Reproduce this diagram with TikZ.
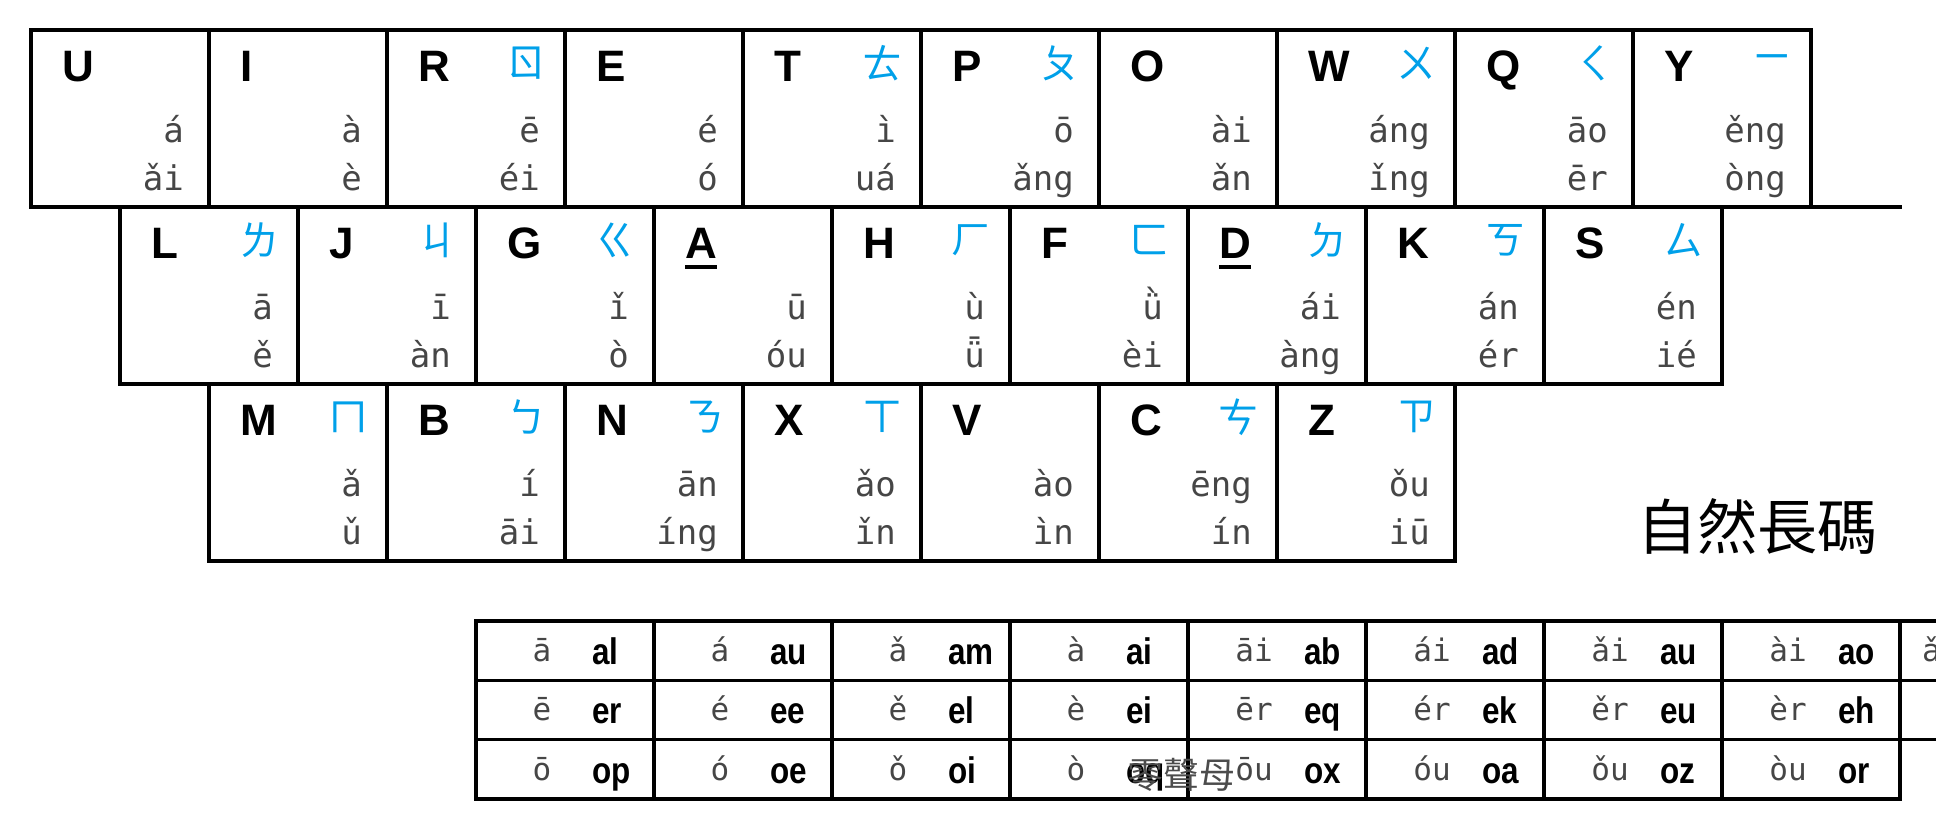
\documentclass[tikz,border=0pt]{standalone}
\usepackage{fontspec}
\setmainfont{Liberation Sans}
\newfontfamily\monofont{DejaVu Sans Mono}
\newfontfamily\narrowfont{Liberation Sans}[FakeStretch=0.85]
\newfontfamily\cjkfont{Noto Sans CJK TC}
\usetikzlibrary{positioning,calc}
\definecolor{bopoblue}{RGB}{0,160,233}
\definecolor{pygray}{RGB}{70,70,70}

\begin{document}
\begin{tikzpicture}[x=1pt, y=-1pt,
    keybox/.style={draw, line width=3.3pt, outer sep=0pt, minimum width=178pt, minimum height=177pt, inner sep=0pt},
    cellbox/.style={draw, line width=3.3pt, outer sep=0pt, minimum width=178pt, minimum height=59.3pt, inner sep=0pt},
    keyletter/.style={anchor=base west, inner sep=0pt, font=\bfseries\fontsize{44}{44}\selectfont},
    bopo/.style={anchor=center, inner sep=0pt, text=bopoblue, font=\cjkfont\fontsize{40}{40}\selectfont},
    pinyin/.style={anchor=base east, inner sep=0pt, text=pygray, font=\monofont\fontsize{34}{34}\selectfont},
    tonetext/.style={anchor=base, inner sep=0pt, text=pygray, font=\monofont\fontsize{31}{31}\selectfont},
    codetext/.style={anchor=base west, inner sep=0pt, font=\narrowfont\bfseries\fontsize{37}{37}\selectfont},
    titletext/.style={inner sep=0pt, font=\cjkfont\fontsize{60}{60}\selectfont}]

    \useasboundingbox (0,0) rectangle (1936,828);

    % keys: column/row/letter/bopomofo/upper/lower
    \foreach \c/\r/\k/\b/\p/\q in {0/0/U//á/ǎi, 1/0/I//à/è, 2/0/R/ㄖ/ē/éi, 3/0/E//é/ó, 4/0/T/ㄊ/ì/uá,
        5/0/P/ㄆ/ō/ǎng, 6/0/O//ài/ǎn, 7/0/W/ㄨ/áng/ǐng, 8/0/Q/ㄑ/āo/ēr, 9/0/Y/ㄧ/ěng/òng,
        0/1/L/ㄌ/ā/ě, 1/1/J/ㄐ/ī/àn, 2/1/G/ㄍ/ǐ/ò, 3/1/A//ū/óu, 4/1/H/ㄏ/ù/ǖ,
        5/1/F/ㄈ/ǜ/èi, 6/1/D/ㄉ/ái/àng, 7/1/K/ㄎ/án/ér, 8/1/S/ㄙ/én/ié,
        0/2/M/ㄇ/ǎ/ǔ, 1/2/B/ㄅ/í/āi, 2/2/N/ㄋ/ān/íng, 3/2/X/ㄒ/ǎo/ǐn, 4/2/V//ào/ìn,
        5/2/C/ㄘ/ēng/ín, 6/2/Z/ㄗ/ǒu/iū}
    {
        \node[keybox] (key-\k) at ({120+89*\r+178*\c}, {118.5+177*\r}) {};
        \node[keyletter] (letter-\k) at ([shift={(31,51)}]key-\k.north west) {\k};
        \node[bopo] (bopo-\k) at ([shift={(-39,33)}]key-\k.north east) {\b};
        \node[pinyin] (up-\k) at ([shift={(-25,112)}]key-\k.north east) {\p};
        \node[pinyin] (down-\k) at ([shift={(-25,160)}]key-\k.north east) {\q};
    }
    \foreach \k in {A, D}
        \fill ($(letter-\k.base west)+(0,7)$) rectangle ($(letter-\k.base east)+(0,11)$);

    \coordinate (tail) at (1902,207);
    \draw[line width=3.3pt] (key-Y.south east) -- (tail);

    \node[titletext] (title) at (1757,526) {自然長碼};

    % finals table
    \foreach \c/\r/\t/\m in {0/0/ā/al, 1/0/á/au, 2/0/ǎ/am, 3/0/à/ai, 4/0/āi/ab, 5/0/ái/ad, 6/0/ǎi/au, 7/0/ài/ao,
        0/1/ē/er, 1/1/é/ee, 2/1/ě/el, 3/1/è/ei, 4/1/ēr/eq, 5/1/ér/ek, 6/1/ěr/eu, 7/1/èr/eh,
        0/2/ō/op, 1/2/ó/oe, 2/2/ǒ/oi, 3/2/ò/oq, 4/2/ōu/ox, 5/2/óu/oa, 6/2/ǒu/oz, 7/2/òu/or}
    {
        \node[cellbox] (cell-\c-\r) at ({565+178*\c}, {650.6+59.3*\r}) {};
        \node[tonetext] (tone-\c-\r) at ([shift={(66,11)}]cell-\c-\r.west) {\t};
        \node[codetext] (code-\c-\r) at ([shift={(116,14)}]cell-\c-\r.west) {\m};
    }
    \draw[line width=3.3pt] (cell-7-0.north east) -- ++(40,0)
        (cell-7-1.north east) -- ++(40,0) (cell-7-2.north east) -- ++(40,0);
    \node[tonetext, anchor=base west] (tone-8-0) at ([shift={(22,11)}]cell-7-0.east) {ǎ};

    \node[inner sep=0pt, text=black!70, font=\cjkfont\fontsize{36}{36}\selectfont] (zero) at (1181,775) {零聲母};
\end{tikzpicture}
\end{document}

Exercise goal » Repeat, word for word and with no pictures, only the lines running from the beginning of the data to the line that contains "(0,0) rectangle (1936,828);".

Expected answer »
Reproduce this diagram with TikZ.
\documentclass[tikz,border=0pt]{standalone}
\usepackage{fontspec}
\setmainfont{Liberation Sans}
\newfontfamily\monofont{DejaVu Sans Mono}
\newfontfamily\narrowfont{Liberation Sans}[FakeStretch=0.85]
\newfontfamily\cjkfont{Noto Sans CJK TC}
\usetikzlibrary{positioning,calc}
\definecolor{bopoblue}{RGB}{0,160,233}
\definecolor{pygray}{RGB}{70,70,70}

\begin{document}
\begin{tikzpicture}[x=1pt, y=-1pt,
    keybox/.style={draw, line width=3.3pt, outer sep=0pt, minimum width=178pt, minimum height=177pt, inner sep=0pt},
    cellbox/.style={draw, line width=3.3pt, outer sep=0pt, minimum width=178pt, minimum height=59.3pt, inner sep=0pt},
    keyletter/.style={anchor=base west, inner sep=0pt, font=\bfseries\fontsize{44}{44}\selectfont},
    bopo/.style={anchor=center, inner sep=0pt, text=bopoblue, font=\cjkfont\fontsize{40}{40}\selectfont},
    pinyin/.style={anchor=base east, inner sep=0pt, text=pygray, font=\monofont\fontsize{34}{34}\selectfont},
    tonetext/.style={anchor=base, inner sep=0pt, text=pygray, font=\monofont\fontsize{31}{31}\selectfont},
    codetext/.style={anchor=base west, inner sep=0pt, font=\narrowfont\bfseries\fontsize{37}{37}\selectfont},
    titletext/.style={inner sep=0pt, font=\cjkfont\fontsize{60}{60}\selectfont}]

    \useasboundingbox (0,0) rectangle (1936,828);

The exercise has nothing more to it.